Transcribe every line from the top down to the line with "from matplotlib.patches import Patch", both ends included, but not the pictures.

==== Source material

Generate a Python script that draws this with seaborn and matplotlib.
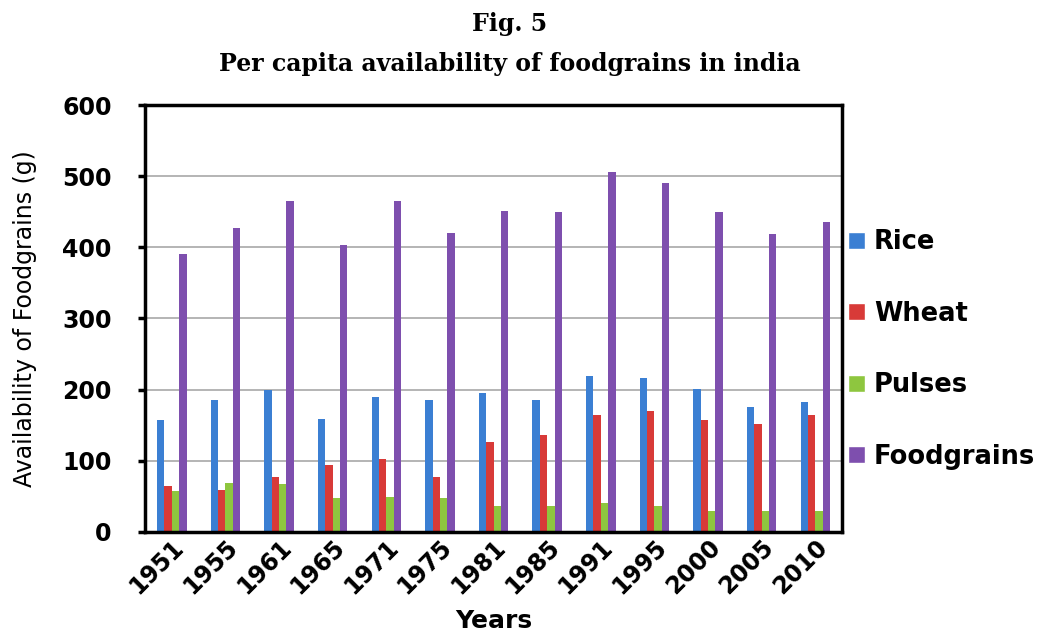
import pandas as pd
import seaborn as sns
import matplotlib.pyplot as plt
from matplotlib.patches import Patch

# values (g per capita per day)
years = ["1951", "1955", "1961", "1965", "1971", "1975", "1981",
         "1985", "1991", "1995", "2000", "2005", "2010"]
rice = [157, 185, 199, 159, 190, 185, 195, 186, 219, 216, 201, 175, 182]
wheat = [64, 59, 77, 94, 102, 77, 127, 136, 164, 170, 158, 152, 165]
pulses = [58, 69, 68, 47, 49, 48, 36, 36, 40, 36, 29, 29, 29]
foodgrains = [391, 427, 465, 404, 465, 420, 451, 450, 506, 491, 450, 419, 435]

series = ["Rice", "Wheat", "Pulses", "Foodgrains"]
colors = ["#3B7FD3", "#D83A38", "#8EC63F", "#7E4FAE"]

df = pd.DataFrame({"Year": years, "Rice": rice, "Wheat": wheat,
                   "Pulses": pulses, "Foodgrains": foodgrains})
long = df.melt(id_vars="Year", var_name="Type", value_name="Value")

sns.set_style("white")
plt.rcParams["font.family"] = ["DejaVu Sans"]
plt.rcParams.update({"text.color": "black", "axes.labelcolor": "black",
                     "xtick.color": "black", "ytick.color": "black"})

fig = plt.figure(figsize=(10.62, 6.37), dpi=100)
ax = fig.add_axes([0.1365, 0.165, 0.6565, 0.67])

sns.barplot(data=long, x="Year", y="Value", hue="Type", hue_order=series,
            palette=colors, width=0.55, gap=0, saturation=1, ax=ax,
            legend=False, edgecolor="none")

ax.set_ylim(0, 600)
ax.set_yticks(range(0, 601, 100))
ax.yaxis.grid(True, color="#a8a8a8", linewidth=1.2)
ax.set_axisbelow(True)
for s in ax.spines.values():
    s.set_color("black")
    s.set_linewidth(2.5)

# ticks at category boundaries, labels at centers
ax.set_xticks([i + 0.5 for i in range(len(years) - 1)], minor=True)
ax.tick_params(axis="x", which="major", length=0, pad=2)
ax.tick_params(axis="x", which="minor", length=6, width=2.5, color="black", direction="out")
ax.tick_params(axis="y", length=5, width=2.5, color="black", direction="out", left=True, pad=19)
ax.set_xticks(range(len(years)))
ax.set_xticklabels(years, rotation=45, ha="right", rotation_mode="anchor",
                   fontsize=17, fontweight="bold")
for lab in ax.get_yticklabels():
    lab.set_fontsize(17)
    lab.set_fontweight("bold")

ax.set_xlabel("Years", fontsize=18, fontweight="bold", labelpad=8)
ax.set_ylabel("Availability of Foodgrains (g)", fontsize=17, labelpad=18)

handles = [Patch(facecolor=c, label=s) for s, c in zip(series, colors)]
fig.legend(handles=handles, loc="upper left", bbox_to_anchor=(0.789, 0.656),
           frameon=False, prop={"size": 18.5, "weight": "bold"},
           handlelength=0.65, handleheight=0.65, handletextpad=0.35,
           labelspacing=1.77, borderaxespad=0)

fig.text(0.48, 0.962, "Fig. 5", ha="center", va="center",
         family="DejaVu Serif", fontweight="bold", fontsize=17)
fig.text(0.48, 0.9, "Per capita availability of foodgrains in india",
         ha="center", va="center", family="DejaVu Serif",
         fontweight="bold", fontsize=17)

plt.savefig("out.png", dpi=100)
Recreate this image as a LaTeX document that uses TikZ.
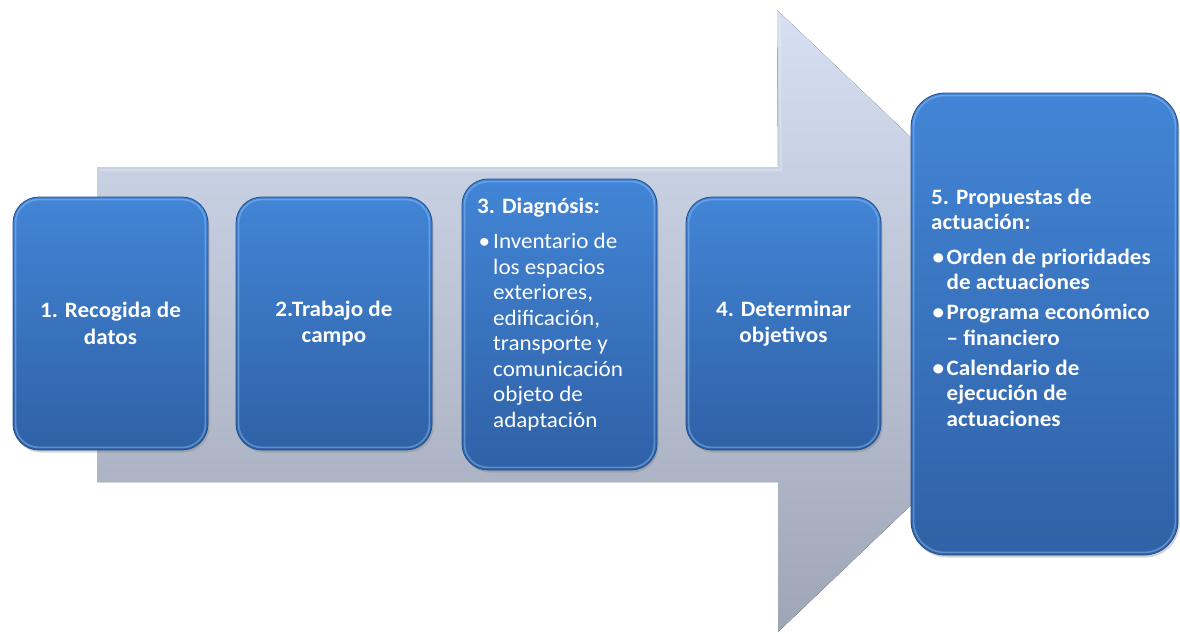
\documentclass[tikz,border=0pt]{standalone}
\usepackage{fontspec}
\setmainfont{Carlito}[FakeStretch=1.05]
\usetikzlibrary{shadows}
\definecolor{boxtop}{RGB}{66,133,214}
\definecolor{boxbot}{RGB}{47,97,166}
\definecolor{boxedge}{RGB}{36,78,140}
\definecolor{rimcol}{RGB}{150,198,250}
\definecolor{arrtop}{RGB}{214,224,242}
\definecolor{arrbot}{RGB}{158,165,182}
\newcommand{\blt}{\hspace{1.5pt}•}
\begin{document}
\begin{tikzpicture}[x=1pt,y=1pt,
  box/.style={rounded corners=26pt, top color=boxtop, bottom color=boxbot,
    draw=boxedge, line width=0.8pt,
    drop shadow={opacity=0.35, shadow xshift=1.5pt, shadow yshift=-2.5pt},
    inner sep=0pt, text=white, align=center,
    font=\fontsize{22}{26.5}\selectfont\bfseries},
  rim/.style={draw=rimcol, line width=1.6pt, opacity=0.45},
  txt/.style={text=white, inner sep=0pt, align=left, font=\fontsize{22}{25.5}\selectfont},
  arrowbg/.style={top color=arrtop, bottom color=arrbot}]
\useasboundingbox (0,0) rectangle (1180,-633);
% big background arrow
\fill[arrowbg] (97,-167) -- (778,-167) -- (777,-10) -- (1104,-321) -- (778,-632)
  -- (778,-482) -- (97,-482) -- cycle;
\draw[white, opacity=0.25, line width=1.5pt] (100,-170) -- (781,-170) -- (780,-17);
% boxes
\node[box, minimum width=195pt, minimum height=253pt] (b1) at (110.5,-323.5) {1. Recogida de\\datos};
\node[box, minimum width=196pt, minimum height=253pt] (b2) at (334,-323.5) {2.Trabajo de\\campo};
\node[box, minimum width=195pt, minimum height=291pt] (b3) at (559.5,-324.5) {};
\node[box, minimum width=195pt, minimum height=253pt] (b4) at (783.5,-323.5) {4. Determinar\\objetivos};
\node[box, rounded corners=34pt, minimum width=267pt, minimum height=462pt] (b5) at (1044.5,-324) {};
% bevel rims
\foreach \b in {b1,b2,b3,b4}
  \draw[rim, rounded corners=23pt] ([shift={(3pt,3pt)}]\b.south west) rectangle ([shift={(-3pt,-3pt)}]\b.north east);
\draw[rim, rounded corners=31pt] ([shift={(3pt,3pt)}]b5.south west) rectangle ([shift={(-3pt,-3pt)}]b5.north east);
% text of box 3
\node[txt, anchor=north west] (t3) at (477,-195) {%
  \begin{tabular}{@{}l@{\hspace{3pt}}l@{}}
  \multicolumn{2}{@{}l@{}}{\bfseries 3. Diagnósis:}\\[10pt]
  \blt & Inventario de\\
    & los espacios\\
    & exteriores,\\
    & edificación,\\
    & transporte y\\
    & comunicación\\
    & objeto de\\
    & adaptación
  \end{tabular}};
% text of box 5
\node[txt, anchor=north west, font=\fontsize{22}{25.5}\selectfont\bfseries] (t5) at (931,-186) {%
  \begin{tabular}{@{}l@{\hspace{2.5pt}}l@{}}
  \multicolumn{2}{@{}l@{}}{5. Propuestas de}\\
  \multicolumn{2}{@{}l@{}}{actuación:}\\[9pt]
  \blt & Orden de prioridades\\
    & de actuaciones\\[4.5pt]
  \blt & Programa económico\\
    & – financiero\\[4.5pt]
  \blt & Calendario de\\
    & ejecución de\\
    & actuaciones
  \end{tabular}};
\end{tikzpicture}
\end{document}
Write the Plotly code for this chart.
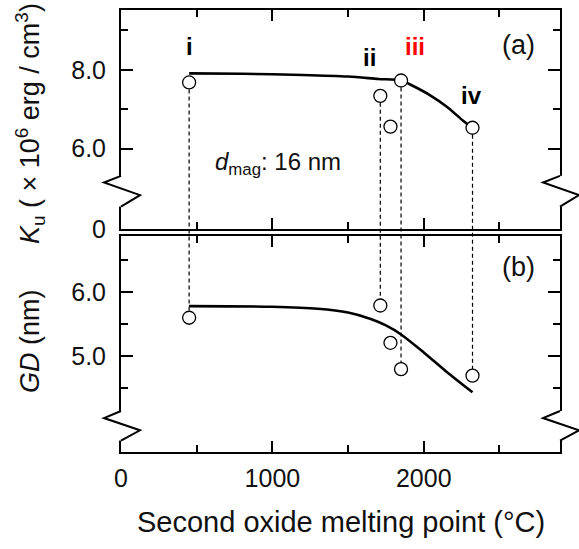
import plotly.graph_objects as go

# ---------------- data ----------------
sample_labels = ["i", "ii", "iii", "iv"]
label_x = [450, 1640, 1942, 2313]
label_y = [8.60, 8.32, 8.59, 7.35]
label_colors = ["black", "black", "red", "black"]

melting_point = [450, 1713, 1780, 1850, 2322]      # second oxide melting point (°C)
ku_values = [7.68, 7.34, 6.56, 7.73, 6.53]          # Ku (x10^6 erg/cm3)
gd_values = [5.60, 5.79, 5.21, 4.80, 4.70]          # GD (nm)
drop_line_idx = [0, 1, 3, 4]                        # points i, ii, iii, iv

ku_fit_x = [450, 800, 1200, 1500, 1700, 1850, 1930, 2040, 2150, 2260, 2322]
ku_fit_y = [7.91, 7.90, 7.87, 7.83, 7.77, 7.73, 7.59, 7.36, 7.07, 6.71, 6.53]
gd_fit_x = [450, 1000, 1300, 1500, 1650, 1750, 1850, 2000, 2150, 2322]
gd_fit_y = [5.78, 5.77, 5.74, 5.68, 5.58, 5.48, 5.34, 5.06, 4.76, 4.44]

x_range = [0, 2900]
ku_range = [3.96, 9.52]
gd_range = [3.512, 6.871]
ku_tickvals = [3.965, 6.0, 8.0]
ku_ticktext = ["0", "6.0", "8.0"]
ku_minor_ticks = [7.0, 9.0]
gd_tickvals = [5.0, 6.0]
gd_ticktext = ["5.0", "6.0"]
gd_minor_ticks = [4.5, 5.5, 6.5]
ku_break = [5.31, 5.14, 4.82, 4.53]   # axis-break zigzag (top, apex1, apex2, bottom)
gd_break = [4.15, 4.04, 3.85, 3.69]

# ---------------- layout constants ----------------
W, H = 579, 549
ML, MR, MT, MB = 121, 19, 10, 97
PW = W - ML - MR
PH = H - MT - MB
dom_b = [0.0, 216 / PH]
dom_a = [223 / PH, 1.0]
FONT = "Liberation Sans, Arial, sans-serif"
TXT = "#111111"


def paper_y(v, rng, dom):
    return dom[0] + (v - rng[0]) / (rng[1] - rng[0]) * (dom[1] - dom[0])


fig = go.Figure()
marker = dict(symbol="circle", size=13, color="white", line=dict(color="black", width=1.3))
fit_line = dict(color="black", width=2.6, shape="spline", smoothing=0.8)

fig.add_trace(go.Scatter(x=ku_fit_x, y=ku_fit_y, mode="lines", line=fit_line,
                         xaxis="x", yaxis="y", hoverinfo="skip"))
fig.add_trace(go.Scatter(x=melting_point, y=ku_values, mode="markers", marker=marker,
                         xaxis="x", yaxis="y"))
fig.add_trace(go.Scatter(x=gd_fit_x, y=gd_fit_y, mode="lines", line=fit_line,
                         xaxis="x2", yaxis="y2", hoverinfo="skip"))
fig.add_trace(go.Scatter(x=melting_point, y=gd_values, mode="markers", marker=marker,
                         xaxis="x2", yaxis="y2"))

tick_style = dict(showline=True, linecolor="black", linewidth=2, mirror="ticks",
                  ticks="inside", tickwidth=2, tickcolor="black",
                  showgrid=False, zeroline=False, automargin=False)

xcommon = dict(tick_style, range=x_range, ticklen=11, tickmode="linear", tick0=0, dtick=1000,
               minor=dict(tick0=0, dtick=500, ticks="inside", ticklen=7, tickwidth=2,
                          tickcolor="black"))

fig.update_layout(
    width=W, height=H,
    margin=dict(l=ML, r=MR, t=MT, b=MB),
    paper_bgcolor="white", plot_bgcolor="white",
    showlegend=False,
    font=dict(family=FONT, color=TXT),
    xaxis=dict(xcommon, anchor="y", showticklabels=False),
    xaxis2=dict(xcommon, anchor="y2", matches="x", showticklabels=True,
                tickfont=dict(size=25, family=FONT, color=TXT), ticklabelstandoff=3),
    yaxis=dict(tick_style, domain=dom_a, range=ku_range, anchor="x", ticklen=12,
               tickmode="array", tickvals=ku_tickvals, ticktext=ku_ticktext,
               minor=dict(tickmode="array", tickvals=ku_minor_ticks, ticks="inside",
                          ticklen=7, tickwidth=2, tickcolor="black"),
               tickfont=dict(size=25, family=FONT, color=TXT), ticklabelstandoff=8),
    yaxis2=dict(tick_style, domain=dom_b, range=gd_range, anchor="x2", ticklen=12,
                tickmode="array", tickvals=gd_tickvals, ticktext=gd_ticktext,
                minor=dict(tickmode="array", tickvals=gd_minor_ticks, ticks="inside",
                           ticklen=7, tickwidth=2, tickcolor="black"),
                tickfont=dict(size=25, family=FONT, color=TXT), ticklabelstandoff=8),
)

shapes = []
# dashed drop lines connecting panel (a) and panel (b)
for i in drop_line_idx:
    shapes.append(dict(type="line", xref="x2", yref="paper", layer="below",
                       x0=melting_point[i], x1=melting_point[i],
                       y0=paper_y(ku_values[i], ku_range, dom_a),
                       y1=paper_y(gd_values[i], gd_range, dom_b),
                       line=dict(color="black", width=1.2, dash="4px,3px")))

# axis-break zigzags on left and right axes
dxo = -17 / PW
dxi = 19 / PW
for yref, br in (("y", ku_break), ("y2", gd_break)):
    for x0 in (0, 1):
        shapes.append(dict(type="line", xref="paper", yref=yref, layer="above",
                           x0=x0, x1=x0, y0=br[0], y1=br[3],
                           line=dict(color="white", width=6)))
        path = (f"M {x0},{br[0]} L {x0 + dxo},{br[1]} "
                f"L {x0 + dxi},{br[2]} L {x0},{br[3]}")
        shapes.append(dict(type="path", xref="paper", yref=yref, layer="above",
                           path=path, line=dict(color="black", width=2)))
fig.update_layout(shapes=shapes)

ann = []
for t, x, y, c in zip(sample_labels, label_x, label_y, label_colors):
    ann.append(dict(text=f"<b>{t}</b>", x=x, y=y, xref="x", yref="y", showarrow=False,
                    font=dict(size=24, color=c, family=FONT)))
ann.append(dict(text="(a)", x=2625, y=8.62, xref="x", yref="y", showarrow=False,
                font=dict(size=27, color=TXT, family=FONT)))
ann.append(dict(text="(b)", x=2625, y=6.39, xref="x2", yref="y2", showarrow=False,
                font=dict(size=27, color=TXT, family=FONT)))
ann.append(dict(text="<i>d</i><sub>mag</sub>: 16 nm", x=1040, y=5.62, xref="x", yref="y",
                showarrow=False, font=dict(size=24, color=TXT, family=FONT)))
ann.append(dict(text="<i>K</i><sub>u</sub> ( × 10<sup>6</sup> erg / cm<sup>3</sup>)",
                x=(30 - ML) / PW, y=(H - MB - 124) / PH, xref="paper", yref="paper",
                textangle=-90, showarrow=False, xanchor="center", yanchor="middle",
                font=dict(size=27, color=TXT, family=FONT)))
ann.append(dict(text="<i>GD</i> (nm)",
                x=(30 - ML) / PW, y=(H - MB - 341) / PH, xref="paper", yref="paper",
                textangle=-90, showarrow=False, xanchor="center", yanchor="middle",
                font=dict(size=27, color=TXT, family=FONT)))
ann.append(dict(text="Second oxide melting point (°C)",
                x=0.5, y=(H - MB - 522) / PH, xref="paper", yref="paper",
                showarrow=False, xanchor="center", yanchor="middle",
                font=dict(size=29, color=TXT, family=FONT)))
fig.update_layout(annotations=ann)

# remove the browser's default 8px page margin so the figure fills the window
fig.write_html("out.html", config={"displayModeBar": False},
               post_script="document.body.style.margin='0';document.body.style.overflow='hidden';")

========

- **Task output**:
Generate a Python script that draws this with seaborn and matplotlib.
import pandas as pd
import seaborn as sns
import matplotlib.pyplot as plt
from matplotlib.patches import Patch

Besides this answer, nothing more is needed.